Vous connaissez tous cette envie, vaguement gênante, de vous faire un film, si possible court et pas trop malin. Sorte de purge intellectuelle sans pour autant être un lavage de cerveau, Pawn est pour vous. Le boîtier est rectangulaire. Le film est carré. L’intrigue est suffisamment subtile pour vous emmener dans un train fantôme de fausses pistes et donc de combattre votre ennui pendant 80 minutes top chrono.
Pawn est le premier projet de la boîte de production Extravanganza Films de Michael Chiklis, dont se rappellent tous les fans désormais vieillissants de cette série parkinsonienne que fut The Shield. Quand j’ai proposé à mon paternel de s’initier aux séries télé « modernes », je lui ai proposé The Shield. Choix qui s’est avéré désastreux malgré ma précaution d’usage : « Papa, tu vas adorer : c’est une sorte de Navarro sous amphétamines. ». Mon père m’a, quelques jours après, répondu qu’il préférait Navarro aux amphétamines (son médecin était rassuré).
Unité de temps et de lieu, Pawn nous décrit le cambriolage d’un bar de nuit et son assaut par la police. On pense à Un Après-midi de Chien, en plus bête, ou à Assaut de Carpenter, en moins subtil. La relative innovation du métrage vient du fait que la même scène est vécue par chacun des protagonistes, nous décrivant petit à petit, tel un puzzle qui se met en place, qu’ils ont tous quelque chose à se reprocher.
Le premier à passer devant la caméra est un flic débonnaire, interprété par Forest Whitaker. J’adore Forest Whitaker, aussi doué dans les premiers rôles (Le Dernier Roi d’Ecosse, Ghost Dog) que dans les productions plus dispensables où sa trogne de Droopy inquiétant fait des merveilles (Repo Men, La Mutante). Il joue par ailleurs dans un autre série B (Angles d’Attaque en 2008) qui use du même procédé narratif que Pawn. On le retrouvera d’ici peu dans un rôle bien ronflant (et donc oscarisable) du majordome des derniers présidents des Etats-Unis (je baille déjà…).

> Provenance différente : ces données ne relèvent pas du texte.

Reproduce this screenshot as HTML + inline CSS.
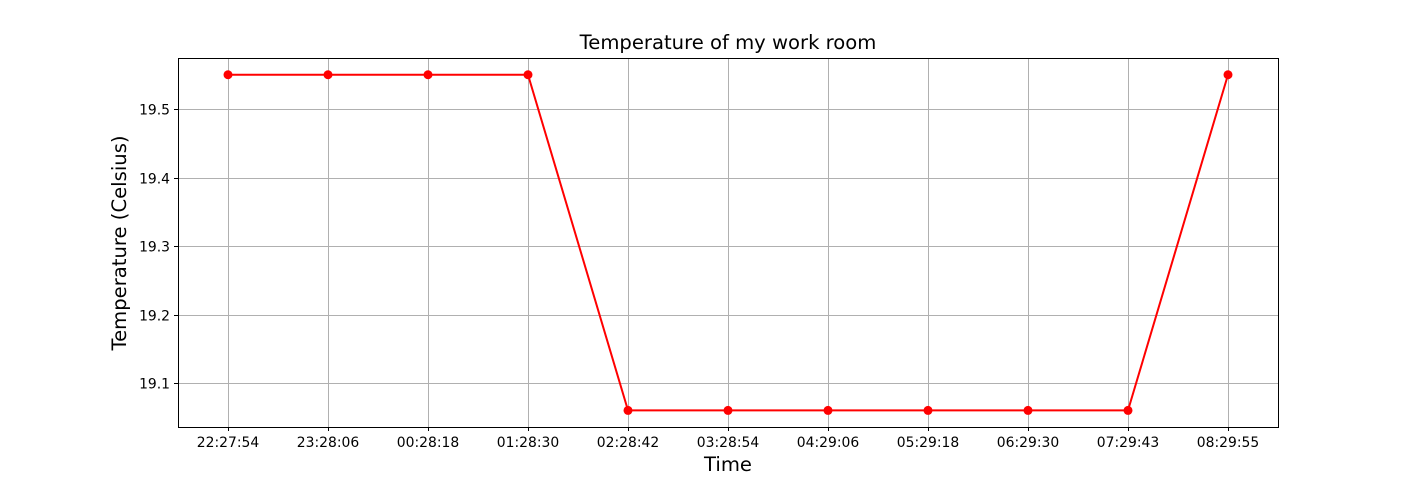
<!DOCTYPE html>
<html><head><meta charset="utf-8"><style>
html,body{margin:0;padding:0;background:#fff;}
svg{display:block;font-family:"DejaVu Sans","Liberation Sans",sans-serif;}
</style></head><body>
<svg id="chart" width="1420" height="480">
<rect x="0" y="0" width="1420" height="480" fill="#fff"/>
<g id="grid"></g>
<g id="ticks"></g>
<g id="series"></g>
<rect x="178.5" y="58.5" width="1100" height="369" fill="none" stroke="#000" stroke-width="1"/>
<text x="728" y="49" text-anchor="middle" font-size="19.6">Temperature of my work room</text>
<text x="728" y="471" text-anchor="middle" font-size="19.6">Time</text>
<text x="126" y="243" text-anchor="middle" font-size="19.6" transform="rotate(-90 126 243)">Temperature (Celsius)</text>
</svg>
<script>
const categories = ["22:27:54","23:28:06","00:28:18","01:28:30","02:28:42","03:28:54","04:29:06","05:29:18","06:29:30","07:29:43","08:29:55"];
const temps = [19.55,19.55,19.55,19.55,19.06,19.06,19.06,19.06,19.06,19.06,19.55];
const yTicks = [19.1,19.2,19.3,19.4,19.5];
const yTickLabels = ["19.1","19.2","19.3","19.4","19.5"];
const NS="http://www.w3.org/2000/svg";
function xPos(i){return 228+i*100;}
function yPos(v){return 383-(v-19.1)*685;}
function mk(tag,attrs,parent){const e=document.createElementNS(NS,tag);for(const k in attrs)e.setAttribute(k,attrs[k]);parent.appendChild(e);return e;}
const grid=document.getElementById('grid'),ticks=document.getElementById('ticks'),series=document.getElementById('series');
categories.forEach((c,i)=>{
  const x=xPos(i)+0.5;
  const g=mk('line',{x1:x,x2:x,y1:58,y2:427,stroke:'#b0b0b0','stroke-width':1},grid);
  
  
  const t=mk('line',{x1:x,x2:x,y1:427,y2:431,stroke:'#000'},ticks);
  
  
  const l=mk('text',{x:xPos(i),y:447,'text-anchor':'middle','font-size':13.9},ticks);
  l.textContent=c;
  
  
});
yTicks.forEach((v,i)=>{
  const y=Math.round(yPos(v))+0.5;
  const g=mk('line',{x1:178,x2:1278,y1:y,y2:y,stroke:'#b0b0b0','stroke-width':1},grid);
  
  
  const t=mk('line',{x1:174,x2:178,y1:y,y2:y,stroke:'#000'},ticks);
  
  
  const l=mk('text',{x:170,y:y+5,'text-anchor':'end','font-size':13.9},ticks);
  l.textContent=yTickLabels[i];
  
  
});
const pts=temps.map((v,i)=>xPos(i)+','+yPos(v)).join(' ');
const line=mk('polyline',{points:pts,fill:'none',stroke:'#ff0000','stroke-width':2},series);


temps.forEach((v,i)=>{
  const c=mk('circle',{cx:xPos(i),cy:yPos(v),r:4.5,fill:'#ff0000'},series);
  
  
});
</script>
</body></html>
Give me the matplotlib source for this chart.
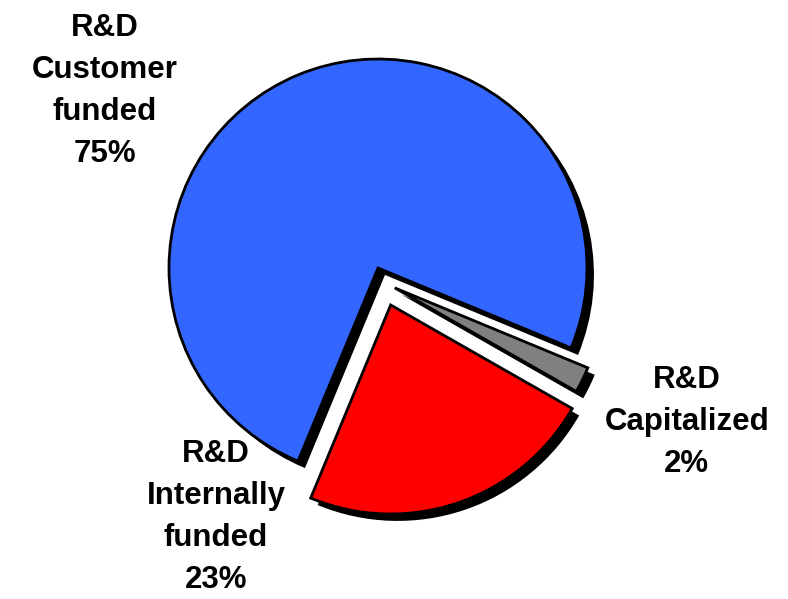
import matplotlib.pyplot as plt
import matplotlib.patheffects as pe

labels = ['R&D\nCustomer\nfunded\n75%', 'R&D\nInternally\nfunded\n23%', 'R&D\nCapitalized\n2%']
values = [75, 23, 2]
colors = ['#3366ff', '#ff0000', '#808080']
explode = [0, 0.187, 0]

# label centres in pie-radius units
label_pos = [(-1.306, 0.846), (-0.775, -1.190), (1.478, -0.737)]

fig = plt.figure(figsize=(7.88, 5.99), dpi=100)
ax = fig.add_axes([0, 0, 1, 1])

shadow = [pe.SimplePatchShadow(offset=(5, -5), shadow_rgbFace='black', alpha=1.0), pe.Normal()]
wedges, _ = ax.pie(values, colors=colors, startangle=-22.5, explode=explode,
                   wedgeprops=dict(edgecolor='black', linewidth=2.0))
for w in wedges:
    w.set_path_effects(shadow)
# the small slice is pulled out down and right, not along its middle
wedges[2].set_center((0.08, -0.095))

for text, (x, y) in zip(labels, label_pos):
    ax.text(x, y, text, ha='center', va='center', fontsize=22.5, fontweight='bold',
            family='Liberation Sans', linespacing=1.52)

ax.set_xlim(-378 / 209, 410 / 209)
ax.set_ylim(-331 / 209, 268 / 209)
ax.set_aspect('equal')
ax.axis('off')

fig.savefig('out.png', dpi=100)
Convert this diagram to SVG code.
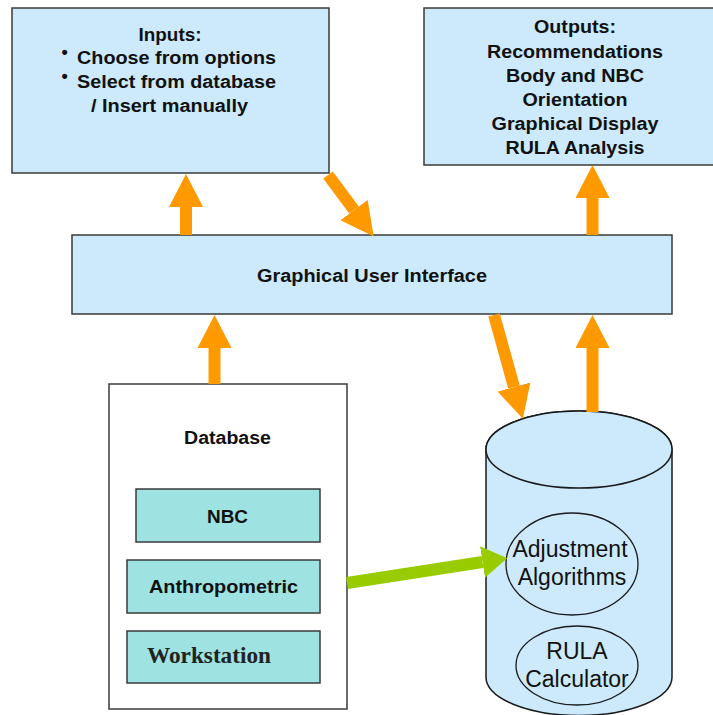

A ses côtés, défilent d’autres gueules du cinéma de deuxième division. Il y a le tenancier du bar (Stephen Avatar Lang), le méchant mafioso (Ray Liotta bien sûr) et donc Michael Chiklis qui tente un accent anglais peu assuré. Pour faire bref, ce ne sont pas les quelques économies des égarés de la nuit que convoitent les méchants, mais une carte mémoire renfermant des vérités gênantes pour la police et ses indicateurs… Au milieu de cette galerie de trognes patibulaires, il y a toujours un beau gosse. Dans Pawn, c’est Sean Farris, connu par ailleurs pour … euh … pas grand-chose. Alors, gentil ou méchant le beau gosse ? Vous le saurez bien vite.
Si la mise en scène est passablement anonyme, elle n’en reste pas moins efficace, généreuse et orientée vers le spectateur. Elle est l’oeuvre d’un gars qu’on aurait aimé oublier, David A. Amstrong, car responsable de la photo sur les Saw, mais il s’acquitte de sa tâche avec professionnalisme. Le soin particulier apporté aux gunfights est agréable. J’ai ainsi eu la certitude de me prendre un coup de canon dans l’occiput gauche quand Chicklis décocha un tir, faisant vrombir mes enceintes 5.1 fraîchement achetées et minutieusement montées. On apprend aussi, grâce à Pawn, que se prendre une balle, ça fait mal. Les acteurs en font des caisses à coup de Fuck, shit, aïe… On reprochera la photographie (trop) glaçante de Keith Dunkerley (par ailleurs responsable de la photo de la deuxième équipe de Paranormal Activity 3, à moins que ce ne soit le contraire), usant et abusant de filtres bleutés.
Film de mecs (je vous fais grâce de la listes des personnages féminins, peu mis en évidence dans leurs rôles de potiches sanglotantes), Pawn est un film pour les mecs. Si votre compagne vous fait grâce de sa présence, elle en sera aussi réduite à jouer les potiches de canapé. Mais ne vous étonnez pas si, au téléphone avec Maman, elle se plaindra de vos goûts cinématographiques qui, depuis votre première invitation à aller voir Quatre Mariages et un Enterrement, ont bien changé.
DTV classique, Pawn n’est sorti en DVD et Blu-ray que chez nos amis anglophones. Pas de sous-titres français donc mais Pan Pan en anglais, ça fait Pan Pan dans toutes les langues. Et Fuck tout le monde comprend, non ? Par contre, aucun bonus à se mettre sous la dent… Dommage.